Le collectif anti-IVG « Les Survivants » avait déposé le nom de domaine simoneveil.com en septembre 2016. Mais ils ont attendu le décès de l’ancienne ministre de la santé pour l’activer.
Moins de deux heures après l’annonce de son enterrement au Panthéon, le site simoneveil.com a été mis en ligne, donc seulement 5 jours après son décès, même si le site était prêt depuis un an et demi.
Lorsque l’on arrive sur le site, il apparaît au premier abord comme un hommage à Simone Veil qui retrace sa vie et ses plus grands accomplissements. En déroulant jusqu’en bas cependant, on s’aperçoit vite que le site est en fait utilisé par un groupe anti-IVG nommé « Les Survivants » et que ceux-ci se servent du nom de domaine pour y diffuser leur propagande. On peut ensuite cliquer sur deux onglets : « Une femme trahie » et « La loi du mensonge ».
« Une femme trahie »
Dans le premier, ceux-ci reprennent une citation de Simone Veil : « Je le dis avec toute ma conviction : l’avortement doit rester l’exception, l’ultime recours pour les situations sans issue ». Ils s’insurgent alors qu’ « en moins de 50 ans, nous sommes passés d’un mal nécessaire à un progrès, et l’on se donne comme objectif moral de le promouvoir partout dans le monde. Est-ce vraiment ce que voulait Simone Veil ? »

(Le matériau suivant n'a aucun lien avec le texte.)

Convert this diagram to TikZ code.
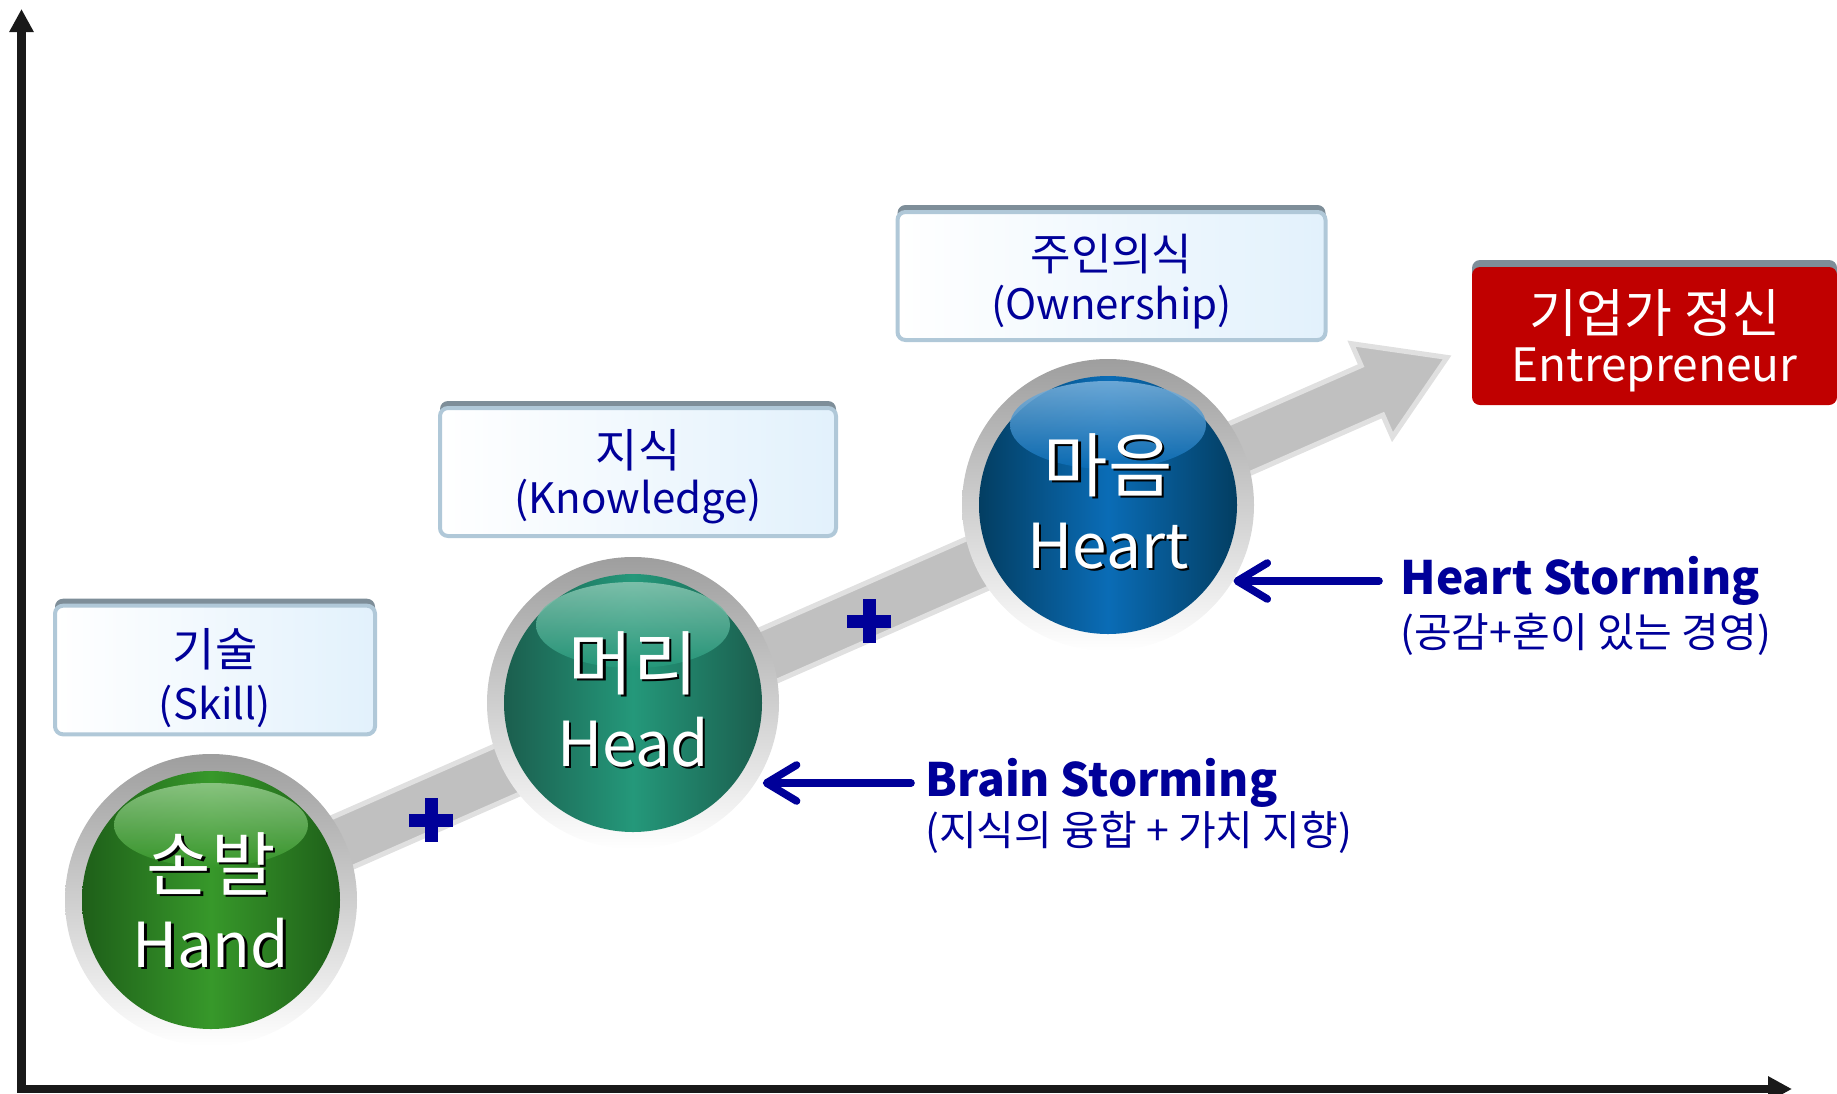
\documentclass[tikz,border=0pt]{standalone}
\usepackage{fontspec}
\setmainfont{Noto Sans CJK KR}
\usetikzlibrary{arrows.meta,shadows}
\definecolor{NavyText}{RGB}{0,0,153}
\definecolor{BoxTop}{RGB}{126,142,153}
\definecolor{BoxEdge}{RGB}{176,200,216}
\definecolor{BoxBlue}{RGB}{226,241,252}
\definecolor{RedBox}{RGB}{192,0,0}
\definecolor{BandGray}{RGB}{192,192,192}
\definecolor{BandEdge}{RGB}{224,224,224}
\definecolor{RingGray}{RGB}{158,158,158}
\definecolor{HandDark}{RGB}{30,95,25}
\definecolor{HandMid}{RGB}{55,152,42}
\definecolor{HandLight}{RGB}{150,203,142}
\definecolor{HeadDark}{RGB}{27,94,78}
\definecolor{HeadMid}{RGB}{36,152,122}
\definecolor{HeadLight}{RGB}{138,198,178}
\definecolor{HeartDark}{RGB}{3,62,98}
\definecolor{HeartMid}{RGB}{10,108,182}
\definecolor{HeartLight}{RGB}{124,178,220}
\newcommand{\bigko}[2]{{\fontsize{#1}{#1}\selectfont #2}}
\newcommand{\boxko}[3]{\raisebox{0pt}[\dimexpr\height+#2\relax]{\bigko{#1}{#3}}}
\tikzset{
  ring/.style={circle, minimum size=146pt, inner sep=0pt, top color=RingGray, bottom color=white},
  ball/.style={circle, minimum size=129pt, inner sep=0pt},
  balltxt/.style={align=center, inner sep=0pt, font=\fontsize{31}{38.5}\selectfont, text=white},
  labelbox/.style={rounded corners=4pt, draw=BoxEdge, line width=2pt, left color=white, right color=BoxBlue,
    minimum height=64pt, general shadow={fill=BoxTop, shadow yshift=3.5pt}, align=center, text=NavyText,
    font=\fontsize{21}{26.5}\selectfont},
  redbox/.style={rounded corners=4pt, fill=RedBox, minimum width=182.5pt, minimum height=69pt,
    general shadow={fill=BoxTop, shadow yshift=3.5pt}, align=center, text=white, font=\fontsize{23}{28}\selectfont},
  stormarrow/.style={draw=NavyText, line width=3.8pt, line cap=round, -{Straight Barb[length=15pt,width=18pt,round]}},
  stormtitle/.style={text=NavyText, font=\fontsize{23}{26}\selectfont\bfseries, inner sep=0pt, anchor=west},
  stormsub/.style={text=NavyText, font=\fontsize{20.5}{22}\selectfont, inner sep=0pt, anchor=west},
  plusmark/.style={draw=NavyText, line width=6.5pt}
}
\begin{document}
\begin{tikzpicture}[x=0.5pt,y=-0.5pt]
  \useasboundingbox (0,0) rectangle (1837,1093);
  % axes
  \draw[black!90, line width=4.3pt, {Triangle[length=12pt,width=12pt]}-{Triangle[length=11.5pt,width=11.5pt]}]
    (1792,1089) -- (21.5,1089) -- (21.5,9);
  % growth band
  \begin{scope}[shift={(211,900)}, rotate=23.7]
    \filldraw[fill=BandGray, draw=BandEdge, line width=2.5pt, line join=miter]
      (0,-27) -- (1268,-27) -- (1268,-51) -- (1350,0) -- (1268,51) -- (1268,27) -- (0,27) -- cycle;
  \end{scope}
  \draw[plusmark] (431,798) -- (431,842) (409,820) -- (453,820);
  \draw[plusmark] (869,599) -- (869,643) (847,621) -- (891,621);

  % balls
  \node[ring] (handRing) at (211,900) {};
  \node[ball, left color=HandDark, right color=HandDark, middle color=HandMid] (handBall) at (211,900) {};
  \shade[top color=HandLight, bottom color=HandMid, opacity=0.85] (211,825) ellipse [x radius=97, y radius=42];
  \node[balltxt, text=black] (handShd) at ([xshift=1.2pt, yshift=-1.2pt]handBall.center) {\bigko{35}{손발}\\Hand};
  \node[balltxt] (handTxt) at (handBall.center) {\bigko{35}{손발}\\Hand};

  \node[ring] (headRing) at (633,703) {};
  \node[ball, left color=HeadDark, right color=HeadDark, middle color=HeadMid] (headBall) at (633,703) {};
  \shade[top color=HeadLight, bottom color=HeadMid, opacity=0.85] (633,625) ellipse [x radius=97, y radius=43];
  \node[balltxt, text=black] (headShd) at ([xshift=1.2pt, yshift=0.8pt]headBall.center) {\bigko{35}{머리}\\Head};
  \node[balltxt] (headTxt) at ([yshift=2pt]headBall.center) {\bigko{35}{머리}\\Head};

  \node[ring] (heartRing) at (1108,505) {};
  \node[ball, left color=HeartDark, right color=HeartDark, middle color=HeartMid] (heartBall) at (1108,505) {};
  \shade[top color=HeartLight, bottom color=HeartMid, opacity=0.85] (1108,425) ellipse [x radius=98, y radius=44];
  \node[balltxt, text=black] (heartShd) at ([xshift=1.2pt, yshift=0.8pt]heartBall.center) {\bigko{35}{마음}\\Heart};
  \node[balltxt] (heartTxt) at ([yshift=2pt]heartBall.center) {\bigko{35}{마음}\\Heart};

  % boxes
  \node[labelbox, minimum width=160pt] (skill) at (215,670) {\boxko{23}{8pt}{기술}\\(Skill)};
  \node[labelbox, minimum width=198pt] (knowledge) at (638,472) {\boxko{23}{4.5pt}{지식}\\[-3.5pt](Knowledge)};
  \node[labelbox, minimum width=214pt] (ownership) at (1111.5,276) {\boxko{22}{5.7pt}{주인의식}\\[-2.3pt](Ownership)};
  \node[redbox] (entre) at (1654.5,336) {\boxko{26}{4.5pt}{기업가 정신}\\[-3.5pt]Entrepreneur};

  % storming
  \node[stormtitle] (brainT) at (925,783) {Brain Storming};
  \node[stormsub] (brainS) at (925,832) {(지식의 융합 + 가치 지향)};
  \draw[stormarrow, shorten <=7pt, shorten >=3.5pt] (brainT.west) -- (brainT.west -| headRing.-33);
  \node[stormtitle] (heartT) at (1400,581) {Heart Storming};
  \node[stormsub] (heartS) at (1400,634) {(공감+혼이 있는 경영)};
  \draw[stormarrow, shorten <=10.5pt] (heartT.west) -- (heartT.west -| heartRing.-31);
\end{tikzpicture}
\end{document}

Ce groupe utilise donc le nom et le combat de l’ancienne ministre de la santé à sa guise en tournant ses mots pour que cela corresponde à leur « lutte pour la vie ».
Dans le deuxième onglet « La loi du mensonge », le groupe propose de « (découvrir) la vérité sur Simone Veil, celle d’une femme trahie dans ses intentions puisque sa loi n’existe plus tant elle a été modifiée et parce que la légalisation de l’avortement n’a pas amélioré la santé des femmes bien au contraire ». Ils font alors de la pub pour leur web documentaire « Les survivants ».

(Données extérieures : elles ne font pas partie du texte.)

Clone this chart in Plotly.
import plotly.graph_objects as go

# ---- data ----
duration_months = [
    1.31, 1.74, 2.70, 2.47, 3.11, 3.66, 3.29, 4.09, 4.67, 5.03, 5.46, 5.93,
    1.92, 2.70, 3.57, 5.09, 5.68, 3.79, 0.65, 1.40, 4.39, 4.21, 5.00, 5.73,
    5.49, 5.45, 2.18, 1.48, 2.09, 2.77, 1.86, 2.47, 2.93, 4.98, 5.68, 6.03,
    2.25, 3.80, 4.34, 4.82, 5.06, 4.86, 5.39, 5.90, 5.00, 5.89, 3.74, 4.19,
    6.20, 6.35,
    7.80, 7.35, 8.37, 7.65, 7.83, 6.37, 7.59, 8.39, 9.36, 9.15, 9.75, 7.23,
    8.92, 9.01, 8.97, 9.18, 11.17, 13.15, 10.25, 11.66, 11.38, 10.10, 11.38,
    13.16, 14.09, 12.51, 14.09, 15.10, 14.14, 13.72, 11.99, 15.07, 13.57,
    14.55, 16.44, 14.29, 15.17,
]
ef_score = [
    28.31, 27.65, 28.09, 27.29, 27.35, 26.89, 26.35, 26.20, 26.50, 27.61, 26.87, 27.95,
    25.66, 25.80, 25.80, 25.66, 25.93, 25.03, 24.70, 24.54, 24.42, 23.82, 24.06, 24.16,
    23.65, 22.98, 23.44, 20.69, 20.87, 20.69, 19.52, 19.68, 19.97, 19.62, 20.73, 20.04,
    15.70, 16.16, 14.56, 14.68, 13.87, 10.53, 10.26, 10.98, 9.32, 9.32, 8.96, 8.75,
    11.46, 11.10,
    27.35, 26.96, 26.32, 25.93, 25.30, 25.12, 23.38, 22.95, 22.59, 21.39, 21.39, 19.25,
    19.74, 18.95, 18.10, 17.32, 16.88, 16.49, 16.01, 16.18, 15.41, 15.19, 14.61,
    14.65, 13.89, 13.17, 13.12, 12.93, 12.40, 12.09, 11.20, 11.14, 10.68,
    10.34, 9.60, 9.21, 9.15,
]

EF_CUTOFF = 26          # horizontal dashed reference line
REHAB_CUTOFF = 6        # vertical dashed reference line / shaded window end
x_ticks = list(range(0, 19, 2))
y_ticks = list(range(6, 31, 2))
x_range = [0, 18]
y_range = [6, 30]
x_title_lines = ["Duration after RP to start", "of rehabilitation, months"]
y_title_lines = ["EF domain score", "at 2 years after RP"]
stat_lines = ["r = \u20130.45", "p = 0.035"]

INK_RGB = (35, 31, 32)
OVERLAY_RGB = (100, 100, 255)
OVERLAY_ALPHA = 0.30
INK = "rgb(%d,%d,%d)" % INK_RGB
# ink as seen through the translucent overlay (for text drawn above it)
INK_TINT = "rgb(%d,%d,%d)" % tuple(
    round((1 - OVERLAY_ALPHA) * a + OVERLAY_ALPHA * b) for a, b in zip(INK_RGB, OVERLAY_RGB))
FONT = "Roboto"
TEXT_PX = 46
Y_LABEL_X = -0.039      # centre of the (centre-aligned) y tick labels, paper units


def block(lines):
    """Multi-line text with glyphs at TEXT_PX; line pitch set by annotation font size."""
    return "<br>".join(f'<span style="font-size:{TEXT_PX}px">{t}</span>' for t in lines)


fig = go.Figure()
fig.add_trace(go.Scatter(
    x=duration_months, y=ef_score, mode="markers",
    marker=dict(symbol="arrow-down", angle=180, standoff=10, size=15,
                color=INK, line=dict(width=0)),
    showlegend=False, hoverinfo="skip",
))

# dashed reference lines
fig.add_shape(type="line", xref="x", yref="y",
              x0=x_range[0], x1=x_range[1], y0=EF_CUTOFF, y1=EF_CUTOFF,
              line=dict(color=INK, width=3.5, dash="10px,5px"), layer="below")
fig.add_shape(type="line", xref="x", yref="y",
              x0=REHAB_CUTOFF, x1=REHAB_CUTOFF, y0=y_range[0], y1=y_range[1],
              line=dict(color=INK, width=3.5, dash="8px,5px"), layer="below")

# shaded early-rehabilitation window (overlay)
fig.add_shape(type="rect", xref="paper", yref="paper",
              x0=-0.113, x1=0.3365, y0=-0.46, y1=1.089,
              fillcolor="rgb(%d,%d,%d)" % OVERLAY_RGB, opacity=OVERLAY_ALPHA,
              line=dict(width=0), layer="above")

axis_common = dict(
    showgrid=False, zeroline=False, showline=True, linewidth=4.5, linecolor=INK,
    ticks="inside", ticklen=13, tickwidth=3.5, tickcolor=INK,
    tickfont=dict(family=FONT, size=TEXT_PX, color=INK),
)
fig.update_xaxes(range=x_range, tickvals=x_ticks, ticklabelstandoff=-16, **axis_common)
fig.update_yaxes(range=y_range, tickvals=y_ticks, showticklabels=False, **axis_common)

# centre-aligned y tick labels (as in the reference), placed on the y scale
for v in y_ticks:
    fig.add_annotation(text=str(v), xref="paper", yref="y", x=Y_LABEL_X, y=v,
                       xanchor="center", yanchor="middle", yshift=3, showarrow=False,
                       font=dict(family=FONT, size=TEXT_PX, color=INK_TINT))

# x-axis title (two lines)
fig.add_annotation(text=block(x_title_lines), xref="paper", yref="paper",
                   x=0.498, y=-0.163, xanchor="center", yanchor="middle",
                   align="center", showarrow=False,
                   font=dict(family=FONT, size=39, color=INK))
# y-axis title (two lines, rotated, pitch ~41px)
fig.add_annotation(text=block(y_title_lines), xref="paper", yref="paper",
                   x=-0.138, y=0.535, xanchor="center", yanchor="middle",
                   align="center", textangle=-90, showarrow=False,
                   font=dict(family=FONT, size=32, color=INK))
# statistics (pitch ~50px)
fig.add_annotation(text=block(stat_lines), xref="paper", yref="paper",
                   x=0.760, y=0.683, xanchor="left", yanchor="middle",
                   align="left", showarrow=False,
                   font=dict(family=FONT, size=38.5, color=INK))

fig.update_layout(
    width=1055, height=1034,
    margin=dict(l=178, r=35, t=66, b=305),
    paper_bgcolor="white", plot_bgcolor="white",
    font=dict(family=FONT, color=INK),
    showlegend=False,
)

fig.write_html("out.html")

Beaucoup s’insurgent de l’appropriation du nom et de l’histoire de Simon Veil et soulèvent aussi le timing étrange d’ouverture de ce site internet. Contacté par l’Express, le porte-parole des « Survivants » Emile Duport, explique que « si (ils) l’avait fait de son vivant, on (les) aurait accusé d’instrumentaliser Simone Veil. » Il assume le fait qu’il « profite de sa mort pour faire réfléchir sur l’IVG. »
Des faits ou des opinions ?
Si l’on va ensuite sur leur site internet, on trouve alors ce qu’ils appellent des « faits », mais beaucoup d’entre eux restent des opinions qui ne sont pas prouvées scientifiquement. Par exemple, ils écrivent : « il faut savoir que toutes les femmes sortent fragilisées d’un avortement. Outre qu’un avortement augmente la probabilité de stérilité de 10% chez une femme, il a des conséquences psychologiques extrêmement importantes. ».
Or, le site du gouvernement, et la grande majorité des études scientifiques, sont d’accord pour dire que « que ce soit par la méthode médicamenteuse ou chirurgicale, il n’y a pas de risque de stérilité. » (affirmation d’Opale Aunis, sage-femme).
De plus, les études ont également montré qu’il n’y avait pas de « conséquences psychologiques extrêmement importantes ». En effet, Philippe Faucher, un gynécologue, rappelle sur le site du gouvernement que « La majorité des études scientifiques sérieuses qui ont été publiées sur le sujet montrent qu’il n’y a pas de séquelle à long terme psychologique de l’avortement. Il n’y a pas de syndrome post-traumatique qui persisterait à distance, plusieurs années après un avortement ».
Le gynécologue explique aussi que « c’est comme pour la douleur physique, il y a des femmes qui le vivent – on va dire plutôt bien – et puis il y a des femmes qui le vivent plutôt mal : donc qui sont tristes, qui pleurent. » Mais dans ce cas là, ces femmes peuvent demander à des professionnels de les suivre et de les accompagner psychologiquement.
Emile Duport se réjouit d’avoir fait plus de 7000 visites dans le premier quart d’heure mais « ne doute pas une seconde que l’on va (lui) retirer » le droit d’utiliser cet URL.